Le parvis de la cathédrale de Laon a rarement résonné de déclarations d’amour aussi diverses. Ce dimanche 21 septembre, dans le cadre des Journées du patrimoine, la compagnie Mordre ta joue y a déployé Très chères Idoles, une scène éphémère de confidences publiques, conçue pour la programmation des Plaines d’Été 2025. Loin d’un simple divertissement, la proposition s’est affirmée comme une réflexion sensible sur la mémoire collective, la culture populaire et le pouvoir fédérateur des admirations partagées.



D’un côté, un stand bariolé de paillettes et de magazines, comme arraché aux rêves adolescents. De l’autre, un comédien et une comédienne qui lisent à haute voix les lettres récoltées tout l’été auprès des habitant·es de l’Aisne, ainsi que celles écrites sur place le jour même. Entre ces deux pôles, le public, tour à tour spectateur et acteur, invité à écrire à son tour à l’idole de son choix.
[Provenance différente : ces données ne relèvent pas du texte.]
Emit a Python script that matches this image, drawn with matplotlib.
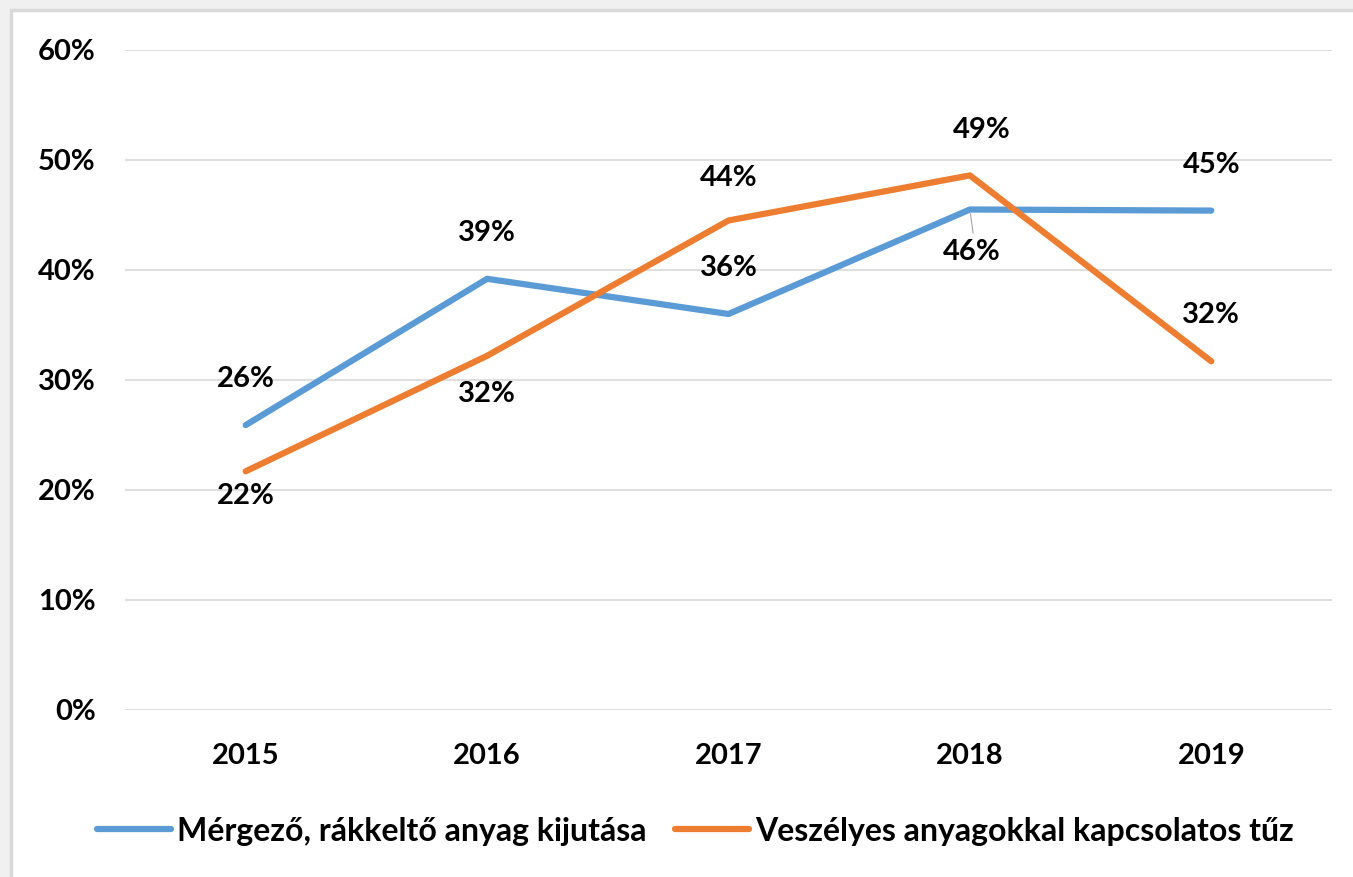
import matplotlib
matplotlib.use("Agg")
import matplotlib.pyplot as plt
from matplotlib.patches import Rectangle
from matplotlib.ticker import FuncFormatter

years = ["2015", "2016", "2017", "2018", "2019"]
mergezo = [0.259, 0.392, 0.360, 0.455, 0.454]
tuz = [0.217, 0.322, 0.445, 0.486, 0.317]
mergezo_labels = ["26%", "39%", "36%", "46%", "45%"]
tuz_labels = ["22%", "32%", "44%", "49%", "32%"]
series_names = ["Mérgező, rákkeltő anyag kijutása",
                "Veszélyes anyagokkal kapcsolatos tűz"]

W, H = 1353, 877
dpi = 100
FS = 21
plt.rcParams['font.family'] = ['Lato', 'DejaVu Sans']
plt.rcParams['font.weight'] = 'bold'

fig = plt.figure(figsize=(W / dpi, H / dpi), dpi=dpi, facecolor="#f0f0f0")
# white chart area with thin gray border (top/left visible)
fig.patches.append(Rectangle((11 / W, -0.1), 1.2, 1 - 10 / H + 0.1,
                             transform=fig.transFigure, facecolor="white",
                             edgecolor="#d9d9d9", linewidth=2.5, zorder=-5))

ax = fig.add_axes([125 / W, 1 - 710 / H, (1332 - 125) / W, (710 - 50) / H])
ax.set_facecolor("none")
ax.set_zorder(2)

x = list(range(len(years)))
blue = "#5B9BD5"
orange = "#ED7D31"
ax.plot(x, mergezo, color=blue, lw=4.5, solid_capstyle="round", zorder=3,
        label=series_names[0])
ax.plot(x, tuz, color=orange, lw=4.5, solid_capstyle="round", zorder=3,
        label=series_names[1])

ax.set_xlim(-0.5, 4.5)
ax.set_ylim(0, 0.6)
ax.set_yticks([0, 0.1, 0.2, 0.3, 0.4, 0.5, 0.6])
ax.yaxis.set_major_formatter(FuncFormatter(lambda v, p: f"{v * 100:.0f}%"))
ax.set_xticks(x)
ax.set_xticklabels(years)
ax.grid(axis="y", color="#d9d9d9", lw=1.2)
ax.set_axisbelow(True)
for s in ax.spines.values():
    s.set_visible(False)
ax.tick_params(length=0, labelsize=FS)
ax.tick_params(axis="y", pad=21)
ax.tick_params(axis="x", pad=24)

# data label offsets in pixels (dx, dy), +dy = up
blue_off = [(0, 46), (0, 46), (0, 46), (2, -43), (0, 46)]
orange_off = [(0, -25), (0, -38), (0, 43), (12, 45), (0, 46)]
for i in x:
    dx, dy = blue_off[i]
    ax.annotate(mergezo_labels[i], (i, mergezo[i]),
                xytext=(dx * 0.72, dy * 0.72), textcoords="offset points",
                ha="center", va="center", fontsize=FS, fontweight="bold")
    dx, dy = orange_off[i]
    ax.annotate(tuz_labels[i], (i, tuz[i]),
                xytext=(dx * 0.72, dy * 0.72), textcoords="offset points",
                ha="center", va="center", fontsize=FS, fontweight="bold")

# leader line for the 2018 blue label
ax.annotate("", (3, mergezo[3]), xytext=(2.3, -17), textcoords="offset points",
            arrowprops=dict(arrowstyle="-", color="#a6a6a6", lw=0.8,
                            shrinkA=0, shrinkB=3))

fig.legend(loc="center", bbox_to_anchor=(0.514, 1 - 831 / H), ncol=2,
           frameon=False, fontsize=23, handlelength=2.3, handletextpad=0.2,
           columnspacing=0.9)

fig.savefig("out.png", dpi=dpi, facecolor=fig.get_facecolor())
Ce qui frappe d’emblée, c’est la pluralité des voix qui se côtoient. La lettre de Jacqueline, dite »mamounette », 92 ans, résidente d’Ehpad à Saint-Gobain, s’adresse à Tino Rossi, convoquant une mémoire familiale où la trompette et l’accordéon des parents accompagnaient bals et repas. Celle de Léonie, six ans, vibre de l’admiration candide pour le nageur Léon Marchand, héros olympique surnommé « le marchand de bonheur ». Anne-Lise, 37 ans, se souvient du 25 juin 2009, jour de la mort de Michael Jackson, vécu à travers un flashmob au Trocadéro, preuve que la disparition d’une star peut devenir un rituel collectif. Et puis il y a Lila, huit ans, rêvant déjà de marcher dans les pas de Taylor Swift, avec ses habits de lumière et ses refrains planétaires.
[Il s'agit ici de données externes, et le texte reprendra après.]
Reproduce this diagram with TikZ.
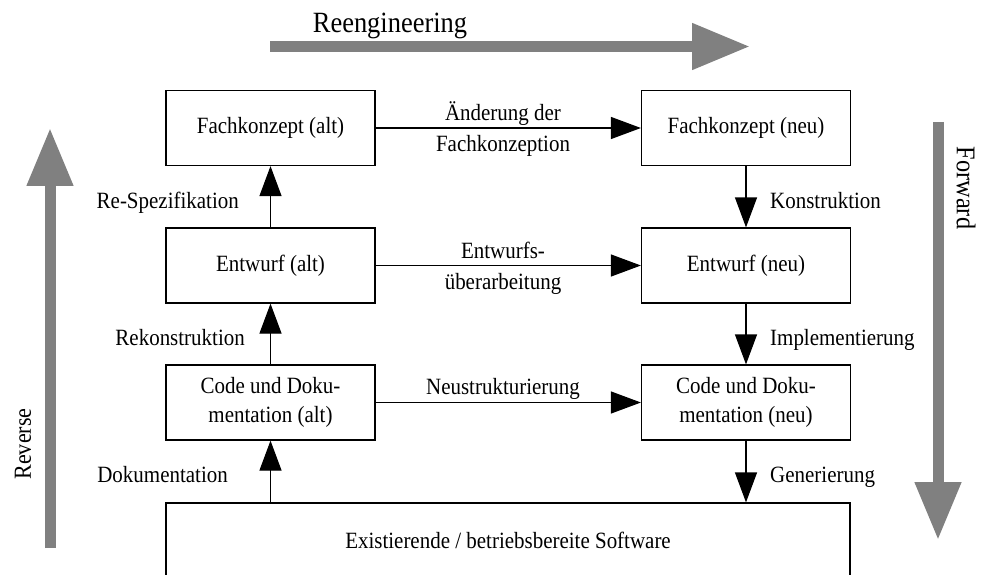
\documentclass[tikz,border=0pt]{standalone}
\usepackage{fontspec}
\setmainfont{Liberation Serif}[FakeStretch=0.9]
\usetikzlibrary{arrows.meta}
\definecolor{biggray}{HTML}{808080}
\begin{document}
\begin{tikzpicture}[x=1pt,y=-1pt,
  box/.style={draw, line width=1.2pt, minimum width=209pt, minimum height=75pt,
    inner sep=0pt, align=center, font=\fontsize{23.3}{29}\selectfont},
  conn/.style={line width=1.2pt, -{Triangle[length=30pt,width=22pt]}},
  lbl/.style={inner sep=0pt, anchor=base, font=\fontsize{23.3}{25}\selectfont},
  lbll/.style={lbl, anchor=base east},
  lblr/.style={lbl, anchor=base west},
  bigarrow/.style={biggray, line width=11pt, -{Triangle[length=58pt,width=44pt]}},
  bigtext/.style={inner sep=0pt, font=\fontsize{27}{30}\selectfont}]
\useasboundingbox (0,0) rectangle (983,575);
\clip (0,0) rectangle (983,575);

% boxes
\node[box] (fka) at (270.5,128) {Fachkonzept (alt)};
\node[box] (fkn) at (746,128) {Fachkonzept (neu)};
\node[box] (ea) at (270.5,265.5) {Entwurf (alt)};
\node[box] (en) at (746,265.5) {Entwurf (neu)};
\node[box] (ca) at (270.5,402.5) {Code und Doku-\\mentation (alt)};
\node[box] (cn) at (746,402.5) {Code und Doku-\\mentation (neu)};
\node[box, minimum width=684pt] (sw) at (508,540.5) {Existierende / betriebsbereite Software};

% horizontal connectors
\draw[conn] (fka.east) -- (fkn.west);
\draw[conn] (ea.east) -- (en.west);
\draw[conn] (ca.east) -- (cn.west);

% vertical connectors (reverse side)
\draw[conn] (sw.north -| ca.south) -- (ca.south);
\draw[conn] (ca.north) -- (ea.south);
\draw[conn] (ea.north) -- (fka.south);

% vertical connectors (forward side)
\draw[conn] (fkn.south) -- (en.north);
\draw[conn] (en.south) -- (cn.north);
\draw[conn] (cn.south) -- (cn.south |- sw.north);

% horizontal labels
\node[lbl] (l1a) at (503,121) {Änderung der};
\node[lbl] (l1b) at (503,152) {Fachkonzeption};
\node[lbl] (l2a) at (503,258) {Entwurfs-};
\node[lbl] (l2b) at (503,289) {überarbeitung};
\node[lbl] (l3a) at (503,394) {Neustrukturierung};

% vertical labels
\node[lbll] (lrs) at (239,208) {Re-Spezifikation};
\node[lbll] (lrk) at (245,345) {Rekonstruktion};
\node[lbll] (ldk) at (228,482) {Dokumentation};
\node[lblr] (lko) at (770,208) {Konstruktion};
\node[lblr] (lim) at (770,345) {Implementierung};
\node[lblr] (lge) at (770,482) {Generierung};

% big gray arrows
\coordinate (re0) at (270,46.5);
\coordinate (re1) at (750,46.5);
\draw[bigarrow] (re0) -- (re1);
\node[bigtext, anchor=base, font=\fontsize{29.4}{32}\selectfont] (reeng) at (390,33) {Reengineering};

\coordinate (rv0) at (50,548);
\coordinate (rv1) at (50,128);
\draw[bigarrow] (rv0) -- (rv1);
\node[bigtext, rotate=90, font=\fontsize{24.5}{28}\selectfont] (rev) at (23,444) {Reverse};

\coordinate (fw0) at (938,122);
\coordinate (fw1) at (938,540);
\draw[bigarrow] (fw0) -- (fw1);
\node[bigtext, rotate=-90] (fwd) at (966,188) {Forward};
\end{tikzpicture}
\end{document}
Ces fragments dessinent une cartographie affective traversant les âges et les milieux : des chansons de bals populaires à la pop mondiale, des souvenirs d’enfance aux ambitions de demain. Ce qui aurait pu sembler anodin, écrire à son idole, devient ici un miroir sensible des identités et des héritages qui nous façonnent.
Au cœur de cette aventure se trouve Lucas Rahon, comédien, metteur en scène et cofondateur de la compagnie Mordre ta joue. Formé au théâtre mais nourri par une culture populaire foisonnante, il explore depuis plusieurs années la manière dont les figures médiatiques, idoles musicales, stars de cinéma, héros sportifs, participent à notre construction intime. Avec Très chères Idoles, Lucas transforme ce matériau en un rituel collectif, où l’admiration individuelle prend valeur de récit partagé. Son approche, à la croisée de l’autofiction et du théâtre de tréteaux, inscrit son travail dans une tradition populaire réinventée, accessible et poétique.
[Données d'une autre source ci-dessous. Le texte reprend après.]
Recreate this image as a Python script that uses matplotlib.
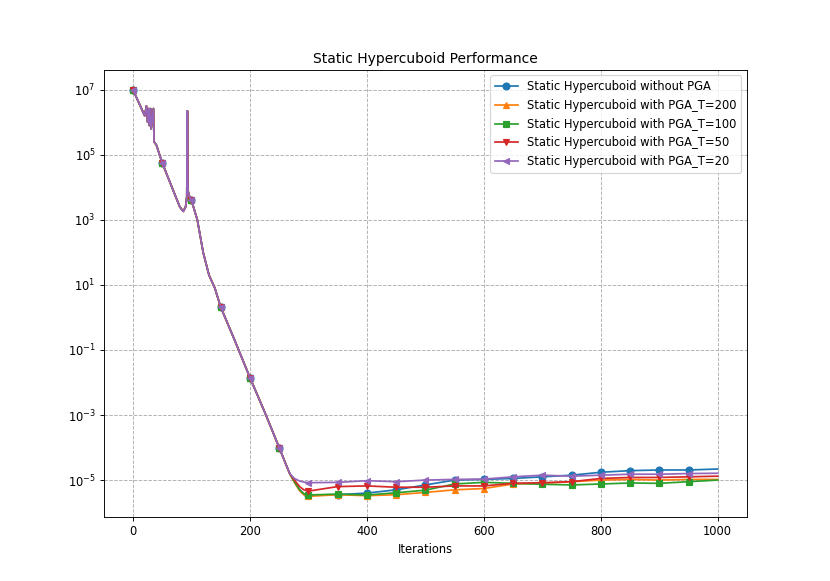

La force de Très chères Idoles tient précisément dans cette alchimie entre l’intime et le collectif. Chaque lettre, en apparence singulière, trouve un écho inattendu chez l’auditoire. Lorsque la missive d’un spectateur est déclamée, ce n’est plus seulement une voix isolée, mais une émotion partagée, mise en scène avec tendresse et parfois avec un humour mordant. En convoquant les crieurs publics d’antan, la compagnie redonne corps à l’art épistolaire, réinscrit dans l’espace public ce qui, à l’ère des réseaux sociaux, semblait voué à disparaître : la solennité joyeuse de dire son admiration à voix haute.
Implantée dans les Hauts-de-France, la compagnie Mordre ta joue, fondée par Solène Petit et Lucas Rahon en 2021, poursuit avec cette création son exploration des mythologies populaires et des héritages culturels. Ici, l’expérience va au-delà du simple dispositif artistique : elle interroge la manière dont une star, qu’elle soit chanteur de charme, champion olympique ou icône pop, peut servir de repère symbolique et générer du lien social.




Sur le parvis de la cathédrale de Laon, le temps d’un après-midi, Tino Rossi, Léon Marchand, Michael Jackson ou Taylor Swift ont partagé la même scène imaginaire, portés par la ferveur des spectateurs-auteurs. En filigrane, une certitude : les idoles, loin d’être de simples divertissements, construisent des récits communs qui nous relient, par-delà les générations et les frontières.L’expérience a révélé une évidence : nos idoles ne sont jamais seulement les nôtres. Elles constituent un patrimoine affectif, un langage commun qui traverse les générations et relie les existences.